Before issuing the decision effectively declaring Bush the winner of the election, the Court ordered a halt to the recount of votes in the state of Florida. Scalia, in a concurrence to that earlier decision, observed that it was important to end the counting of votes, because it risked “casting a cloud upon what [Bush] claims to be the legitimacy of his election.” Put otherwise, the recount risked demonstrating that Gore received more votes.

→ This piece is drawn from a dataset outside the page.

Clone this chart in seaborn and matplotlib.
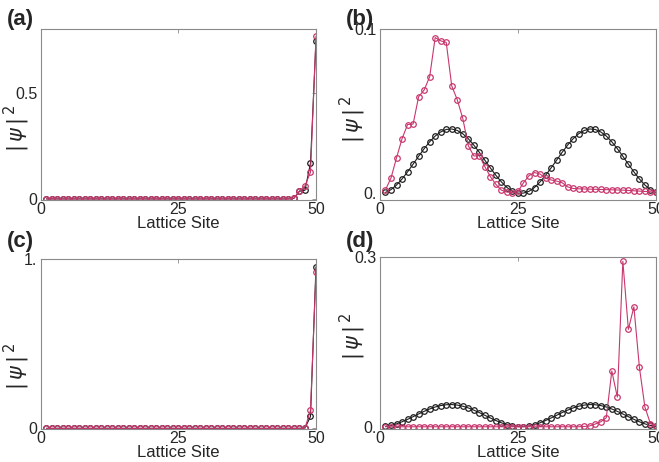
# |psi|^2 profiles over the lattice sites, four panels
import seaborn as sns
from matplotlib import pyplot as plt

sns.set_style('white')
plt.rcParams['font.family'] = ['Liberation Sans', 'DejaVu Sans']
plt.rcParams['mathtext.fontset'] = 'dejavusans'

sites = list(range(1, 51))

# panel (a)
black_a = [0.0] * 45 + [0.003, 0.036, 0.041, 0.168, 0.744]
red_a = [0.0] * 45 + [0.004, 0.038, 0.062, 0.126, 0.766]

# panel (b)
black_b = [0.0006, 0.0023, 0.0051, 0.0088, 0.0131, 0.0178, 0.0226, 0.0272, 0.0314, 0.0349,
           0.0374, 0.0389, 0.0392, 0.0383, 0.0363, 0.0333, 0.0294, 0.0250, 0.0202, 0.0155,
           0.0110, 0.0070, 0.0036, 0.0013, 0.0002, 0.0002, 0.0013, 0.0036, 0.0070, 0.0110,
           0.0155, 0.0202, 0.0250, 0.0294, 0.0333, 0.0363, 0.0383, 0.0392, 0.0389, 0.0374,
           0.0349, 0.0314, 0.0272, 0.0226, 0.0178, 0.0131, 0.0088, 0.0051, 0.0023, 0.0006]
red_b = [0.0022, 0.0094, 0.0217, 0.0333, 0.0419, 0.0422, 0.0588, 0.0629, 0.0709, 0.0948,
         0.0928, 0.0919, 0.0654, 0.0570, 0.0456, 0.0290, 0.0228, 0.0229, 0.0163, 0.0102,
         0.0055, 0.0020, 0.0008, 0.0005, 0.0012, 0.0065, 0.0108, 0.0127, 0.0118, 0.0092,
         0.0082, 0.0075, 0.0065, 0.0040, 0.0030, 0.0028, 0.0027, 0.0026, 0.0025, 0.0024,
         0.0023, 0.0022, 0.0021, 0.0020, 0.0018, 0.0016, 0.0014, 0.0012, 0.0010, 0.0008]

# panel (c)
black_c = [0.0] * 47 + [0.002, 0.070, 0.954]
red_c = [0.0] * 47 + [0.002, 0.107, 0.924]

# panel (d)
black_d = black_b
red_d = [0.0] * 36 + [0.0005, 0.0015, 0.0048, 0.0088, 0.016, 0.0985, 0.0525, 0.2925,
                      0.172, 0.212, 0.105, 0.0345, 0.0055, 0.0015]

panels = [
    # tag, rect, black, red, ylim, yticks, yticklabels, ylabel position, tag top
    ('(a)', [0.0622, 0.5671, 0.4173, 0.3701], black_a, red_a, (-0.005, 0.8), [0, 0.5], ['0', '0.5'], (-0.033, 0.42), 9),
    ('(b)', [0.5766, 0.5671, 0.4188, 0.3701], black_b, red_b, (-0.004, 0.1), [0, 0.1], ['0.', '0.1'], (-0.043, 0.47), 9),
    ('(c)', [0.0622, 0.0714, 0.4173, 0.3680], black_c, red_c, (-0.004, 1.0), [0, 1], ['0', '1.'], (-0.033, 0.37), 231),
    ('(d)', [0.5766, 0.0714, 0.4188, 0.3723], black_d, red_d, (-0.004, 0.3), [0, 0.3], ['0.', '0.3'], (-0.043, 0.54), 231),
]

black_col = '#1e1e1e'
red_col = '#c8376e'
spine_col = '#8a8a8a'

fig = plt.figure(figsize=(6.59, 4.62), dpi=100)
for tag, rect, blk, red, ylim, yt, ytl, ylab, tag_top in panels:
    ax = fig.add_axes(rect)
    sns.lineplot(x=sites, y=blk, ax=ax, color=black_col, lw=0.8, marker='o', ms=4,
                 mfc='none', mec=black_col, mew=0.9)
    sns.lineplot(x=sites, y=red, ax=ax, color=red_col, lw=0.8, marker='o', ms=4,
                 mfc='none', mec=red_col, mew=0.9)
    ax.set_xlim(0, 50)
    ax.set_ylim(*ylim)
    ax.set_xticks([0, 25, 50])
    ax.set_xticklabels(['0', '25', '50'])
    ax.set_yticks(yt)
    ax.set_yticklabels(ytl)
    ax.tick_params(direction='in', length=3, width=0.6, color=spine_col, top=True, right=True,
                   labelsize=11.5)
    ax.tick_params(axis='x', pad=1.5)
    ax.tick_params(axis='y', pad=2.5)
    for s in ax.spines.values():
        s.set_color(spine_col)
        s.set_linewidth(0.8)
        s.set_visible(True)
    ax.set_xlabel('Lattice Site', fontsize=12, labelpad=-1)
    ax.set_ylabel(r'$|\,\psi\,|^{\,2}$', fontsize=15)
    ax.yaxis.set_label_coords(*ylab)
    fig.text(rect[0] - 0.052, 1 - tag_top / 462, tag, fontsize=16, fontweight='bold',
             va='top', ha='left')

plt.savefig('out.png', dpi=100)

In her Trump ruling, Cannon curiously echoed Scalia’s reasoning, stating that she was blocking the criminal investigation of Donald Trump in part because of the risk that a review of the evidence could lead to an indictment that could inflict grave “reputational harm” to the former president. Of course it is true that a meritless indictment does great damage to the defendant (and I, as a lawyer, have proudly sought to vindicate the rights of wrongfully accused persons). But assuming that the use of evidence obtained pursuant to a properly issued search warrant will lead to a wrongful indictment, an argument concerned about reputational harm to Trump—like Scalia’s assumption that counting duly cast votes would undermine the “legitimacy” of Bush’s claim to the presidency—is not only absurd, but more than a little disturbing.

Both judicial remarks are emblematic of the now routine overreach that has come to permeate the right wing judiciary, at grave cost to our nation, and its constitutional and democratic order. There is every reason to be concerned that the worst is yet to come.